The privacy debate is hot right now. Between Facebook’s congressional appearance, GDPR, and the recently passed CCPA (California Consumer Privacy Act) beginning on January 1, 2020, data, namely the security thereof, has dotted the headlines. Many claim young people don’t care about privacy, even arguing that a public life is the new social norm. This “young” group is now two generations- the notorious millennials and the rising Generation Z (those born after 1997.) It’s impossible to dispute the increase in shared information, but it would be unwise to assume those under 30 are freely willing to productize their online data.
Facebook CEO Mark Zuckerberg foreshadowed the current conversation back in 2010 when the company started making user data more public. He cited Facebook’s agile “beginners mind,” as he stated confidently that, “we decided that these (more public style settings) would be the social norms now and we just went for it.” If he was right, does that mean the current privacy debate actually the sign of a rising social norm? Is confidentiality a necessary sacrifice for constant connection?
Data over the last decade, from UC Berkeley in 2010 and PwC this year, confirm that everyone wants more security, regardless of age. Young people, like their Boomer and Gen X parents, are keen to the commodification of their data and not convinced it’s a good thing. Blake Guildry, 24, a filmmaker for Aftermarq in Columbus, Ohio expresses his concern, “I think our secure data floating around with so many different companies gives it a bigger chance at being stolen.”
People want to know who has what on them. It’s human nature. Like gossip in the locker room or on the playground as kids, companies barter our behavior for consumer gains.
Daniel Barber, CEO & Co-founder of DataGrail, a data privacy management platform, agrees. He added, “In the age of privacy, individuals have the right to understand how their data is being used, delete it if they desire, and choose the communications they’d like to receive.” Brennie Pellegrini, a 20 year old student and Generation Z entrepreneur in Boulder, Colorado says “Social media services know their most valuable asset is user data and it’s only now that they are starting to capitalize on it. I feel like my data is more susceptible to being sold now more than ever.” Pellegrini’s sentiments are shared by his peers. Nick Singley, also 20 and from Los Angeles, asked, “Is it morally sound to sell the consumer’s information and, therefore, a piece of their life? I think not.”

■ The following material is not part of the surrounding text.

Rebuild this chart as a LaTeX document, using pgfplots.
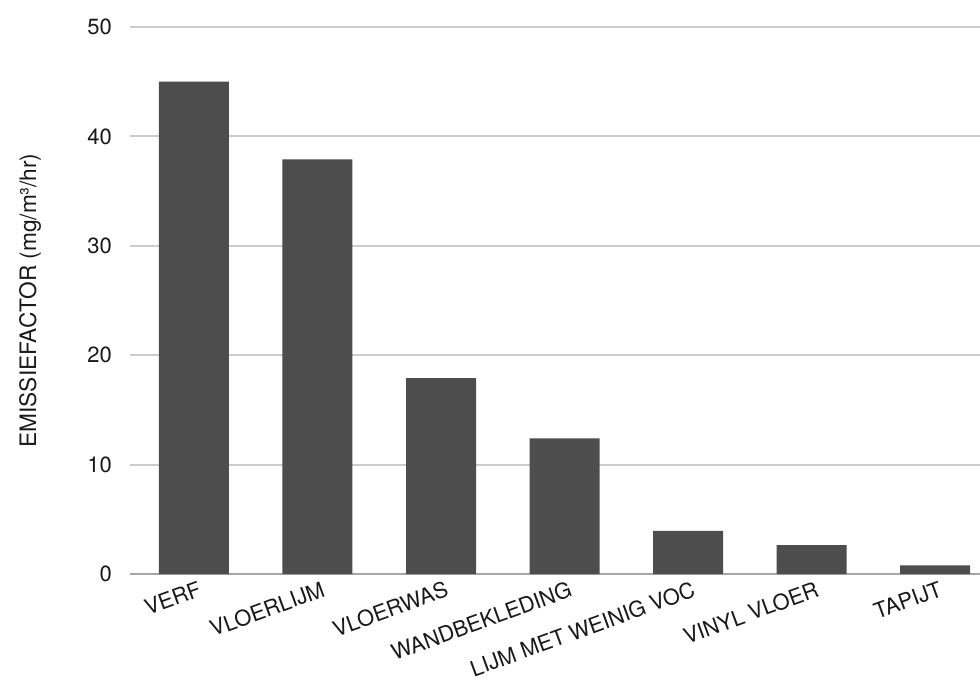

In exchange for security, transparency and control over their data, some are willing to accept the targeted ads that they are served in exchange. Companies that ensure trust will be rewarded with brand loyalty. The negative impact of data sharing is nullified if younger consumers are targeted efficiently, according to Guidry, “Don’t allow someone to steal my ID, but you can run ads and market to me all day long if it helps me live a better life and find things I need faster.”
Marco Vienna, 23 year old founder in Boulder affirms. “Companies utilize our data to enhance our lives, however, having that data in the hands of other people (hackers) is inevitable. It’s a trade off that people should be able to opt-in and opt-out of.”
It boils down to how and when companies use the data they gather on individuals. Singley made it clear it’s about data ownership, “I want to own my own data and information. The stress should be on individual companies to make sure that the information given to them is kept secure.” Furthering this point, Pellegrini thinks his generation may turn to more private messaging options. “Encrypted messaging services are on the rise and more people will start to switch to them if services like Facebook and Google can’t reassure their user base again.”
Vienna concludes, “Ultimately, the companies that invest the most in cybersecurity, and in the most prudent ways, will have the most credibility in the long-run.